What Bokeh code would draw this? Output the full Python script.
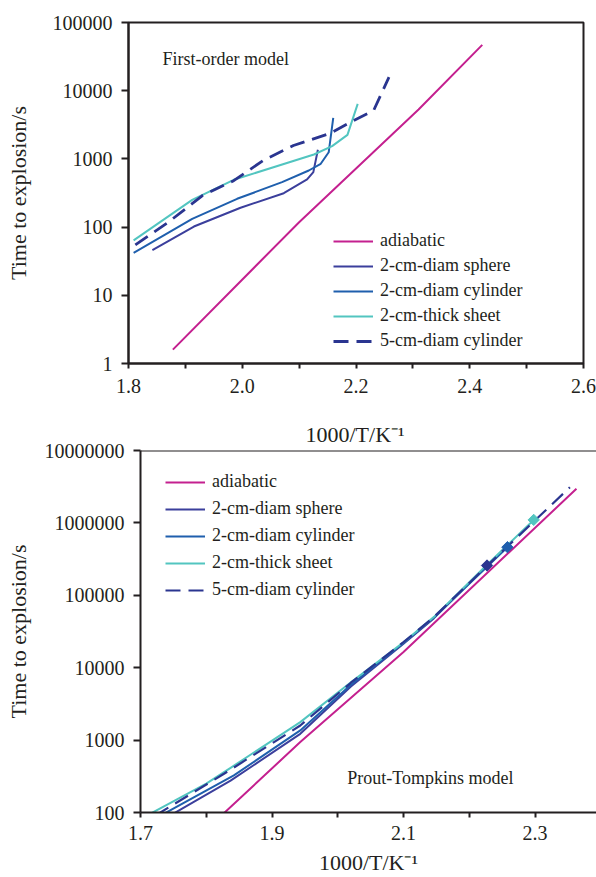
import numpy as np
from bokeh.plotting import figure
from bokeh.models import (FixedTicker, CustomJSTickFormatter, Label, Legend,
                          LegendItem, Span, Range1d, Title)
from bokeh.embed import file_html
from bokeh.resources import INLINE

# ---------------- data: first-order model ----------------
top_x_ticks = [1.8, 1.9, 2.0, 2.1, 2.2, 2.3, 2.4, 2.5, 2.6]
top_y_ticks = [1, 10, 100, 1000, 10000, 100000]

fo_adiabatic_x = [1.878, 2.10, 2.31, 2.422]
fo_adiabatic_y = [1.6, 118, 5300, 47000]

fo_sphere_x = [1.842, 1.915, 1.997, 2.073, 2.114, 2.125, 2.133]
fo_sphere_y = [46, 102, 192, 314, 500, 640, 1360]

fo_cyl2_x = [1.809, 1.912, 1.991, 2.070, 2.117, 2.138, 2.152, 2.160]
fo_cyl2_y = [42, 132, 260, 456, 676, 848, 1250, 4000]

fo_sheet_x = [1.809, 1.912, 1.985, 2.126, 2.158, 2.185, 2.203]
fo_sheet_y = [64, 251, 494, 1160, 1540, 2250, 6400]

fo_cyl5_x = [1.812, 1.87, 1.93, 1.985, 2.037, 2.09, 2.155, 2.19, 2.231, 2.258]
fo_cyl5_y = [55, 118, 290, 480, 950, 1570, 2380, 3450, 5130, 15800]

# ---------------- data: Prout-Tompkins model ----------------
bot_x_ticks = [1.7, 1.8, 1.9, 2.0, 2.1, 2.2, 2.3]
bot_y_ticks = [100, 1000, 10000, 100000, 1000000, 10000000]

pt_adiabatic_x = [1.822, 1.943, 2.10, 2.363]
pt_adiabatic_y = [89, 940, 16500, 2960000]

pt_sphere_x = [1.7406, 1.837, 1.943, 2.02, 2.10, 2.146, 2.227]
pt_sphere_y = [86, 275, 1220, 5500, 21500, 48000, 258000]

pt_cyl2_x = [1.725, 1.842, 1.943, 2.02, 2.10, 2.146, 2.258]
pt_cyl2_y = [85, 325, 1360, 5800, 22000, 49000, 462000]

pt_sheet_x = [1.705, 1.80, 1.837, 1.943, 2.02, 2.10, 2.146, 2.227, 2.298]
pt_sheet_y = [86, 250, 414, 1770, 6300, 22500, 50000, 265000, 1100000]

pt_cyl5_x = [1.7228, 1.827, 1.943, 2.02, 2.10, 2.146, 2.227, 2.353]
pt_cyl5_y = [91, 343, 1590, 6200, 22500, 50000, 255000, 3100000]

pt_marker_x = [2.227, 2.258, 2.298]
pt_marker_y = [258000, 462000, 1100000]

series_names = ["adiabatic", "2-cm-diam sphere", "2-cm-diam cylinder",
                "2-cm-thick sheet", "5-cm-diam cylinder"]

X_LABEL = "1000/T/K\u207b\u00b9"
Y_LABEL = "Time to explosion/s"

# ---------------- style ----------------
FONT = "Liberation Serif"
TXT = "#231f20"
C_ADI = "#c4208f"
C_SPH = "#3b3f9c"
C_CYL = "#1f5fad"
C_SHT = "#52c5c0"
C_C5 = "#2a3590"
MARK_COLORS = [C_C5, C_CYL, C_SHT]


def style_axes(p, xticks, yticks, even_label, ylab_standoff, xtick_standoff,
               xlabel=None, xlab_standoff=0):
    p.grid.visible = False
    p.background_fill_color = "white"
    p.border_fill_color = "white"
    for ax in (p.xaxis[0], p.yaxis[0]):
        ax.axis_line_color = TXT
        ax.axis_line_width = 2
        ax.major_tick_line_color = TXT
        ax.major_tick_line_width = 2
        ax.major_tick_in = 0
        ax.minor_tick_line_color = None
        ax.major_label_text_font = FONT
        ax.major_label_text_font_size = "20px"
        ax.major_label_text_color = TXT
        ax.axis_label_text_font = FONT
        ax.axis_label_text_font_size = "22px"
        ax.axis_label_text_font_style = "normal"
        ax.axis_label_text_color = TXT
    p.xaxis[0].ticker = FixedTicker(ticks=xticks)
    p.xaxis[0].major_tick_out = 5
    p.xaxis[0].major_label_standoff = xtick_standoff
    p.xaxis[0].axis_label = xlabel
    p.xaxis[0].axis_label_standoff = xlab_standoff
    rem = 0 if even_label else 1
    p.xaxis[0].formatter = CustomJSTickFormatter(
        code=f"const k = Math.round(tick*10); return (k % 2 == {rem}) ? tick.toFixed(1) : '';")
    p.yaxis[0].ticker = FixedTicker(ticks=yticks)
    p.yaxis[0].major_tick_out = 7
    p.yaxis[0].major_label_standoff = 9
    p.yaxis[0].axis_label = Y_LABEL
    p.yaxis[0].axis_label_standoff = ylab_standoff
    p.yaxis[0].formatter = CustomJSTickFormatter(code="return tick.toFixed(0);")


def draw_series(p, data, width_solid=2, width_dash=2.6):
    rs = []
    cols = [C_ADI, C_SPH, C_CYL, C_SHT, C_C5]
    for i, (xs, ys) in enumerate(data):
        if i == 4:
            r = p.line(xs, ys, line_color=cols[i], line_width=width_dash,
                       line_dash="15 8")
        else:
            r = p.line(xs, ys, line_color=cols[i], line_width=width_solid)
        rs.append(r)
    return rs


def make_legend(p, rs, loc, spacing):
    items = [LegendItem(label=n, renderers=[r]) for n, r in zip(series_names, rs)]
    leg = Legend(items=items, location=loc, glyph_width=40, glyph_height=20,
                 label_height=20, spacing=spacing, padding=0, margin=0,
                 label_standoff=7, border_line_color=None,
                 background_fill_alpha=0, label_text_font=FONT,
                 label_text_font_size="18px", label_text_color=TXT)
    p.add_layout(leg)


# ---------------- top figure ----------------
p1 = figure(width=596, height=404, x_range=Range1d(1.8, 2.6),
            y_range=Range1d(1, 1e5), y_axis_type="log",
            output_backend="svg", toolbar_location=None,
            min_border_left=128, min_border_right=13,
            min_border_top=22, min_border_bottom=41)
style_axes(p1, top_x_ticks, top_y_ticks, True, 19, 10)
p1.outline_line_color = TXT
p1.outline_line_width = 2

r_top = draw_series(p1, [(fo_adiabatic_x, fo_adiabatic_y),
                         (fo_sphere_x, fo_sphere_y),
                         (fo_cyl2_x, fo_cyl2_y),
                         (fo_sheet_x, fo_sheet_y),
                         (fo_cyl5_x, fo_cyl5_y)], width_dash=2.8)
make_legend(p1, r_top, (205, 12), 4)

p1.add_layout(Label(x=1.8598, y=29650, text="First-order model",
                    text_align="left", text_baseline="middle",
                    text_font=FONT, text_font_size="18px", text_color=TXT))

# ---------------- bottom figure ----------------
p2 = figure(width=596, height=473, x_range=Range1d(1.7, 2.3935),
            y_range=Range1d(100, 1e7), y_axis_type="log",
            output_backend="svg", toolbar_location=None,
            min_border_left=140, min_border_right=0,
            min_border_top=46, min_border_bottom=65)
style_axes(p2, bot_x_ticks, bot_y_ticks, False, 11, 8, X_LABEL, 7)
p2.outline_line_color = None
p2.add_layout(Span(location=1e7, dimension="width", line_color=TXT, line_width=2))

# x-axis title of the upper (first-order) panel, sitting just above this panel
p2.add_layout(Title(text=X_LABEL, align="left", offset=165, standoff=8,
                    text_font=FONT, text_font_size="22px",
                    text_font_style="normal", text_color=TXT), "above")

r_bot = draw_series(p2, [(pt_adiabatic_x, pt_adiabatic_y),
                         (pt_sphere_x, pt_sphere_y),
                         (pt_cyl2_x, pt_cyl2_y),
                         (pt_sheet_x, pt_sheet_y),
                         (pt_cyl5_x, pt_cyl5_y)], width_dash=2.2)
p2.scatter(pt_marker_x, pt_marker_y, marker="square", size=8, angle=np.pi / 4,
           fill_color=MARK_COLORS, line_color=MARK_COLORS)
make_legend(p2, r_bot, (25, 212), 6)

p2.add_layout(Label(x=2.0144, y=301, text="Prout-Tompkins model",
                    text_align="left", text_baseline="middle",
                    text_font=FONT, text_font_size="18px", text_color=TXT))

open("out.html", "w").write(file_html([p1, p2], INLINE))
════════
PROBLEM DETAILS: Leave out the pictures. Transcribe only the lines above, from the first through the one that contains "top_y_ticks = [1, 10, 100, 1000, 10000, 100000]".

SOLUTION:
What Bokeh code would draw this? Output the full Python script.
import numpy as np
from bokeh.plotting import figure
from bokeh.models import (FixedTicker, CustomJSTickFormatter, Label, Legend,
                          LegendItem, Span, Range1d, Title)
from bokeh.embed import file_html
from bokeh.resources import INLINE

# ---------------- data: first-order model ----------------
top_x_ticks = [1.8, 1.9, 2.0, 2.1, 2.2, 2.3, 2.4, 2.5, 2.6]
top_y_ticks = [1, 10, 100, 1000, 10000, 100000]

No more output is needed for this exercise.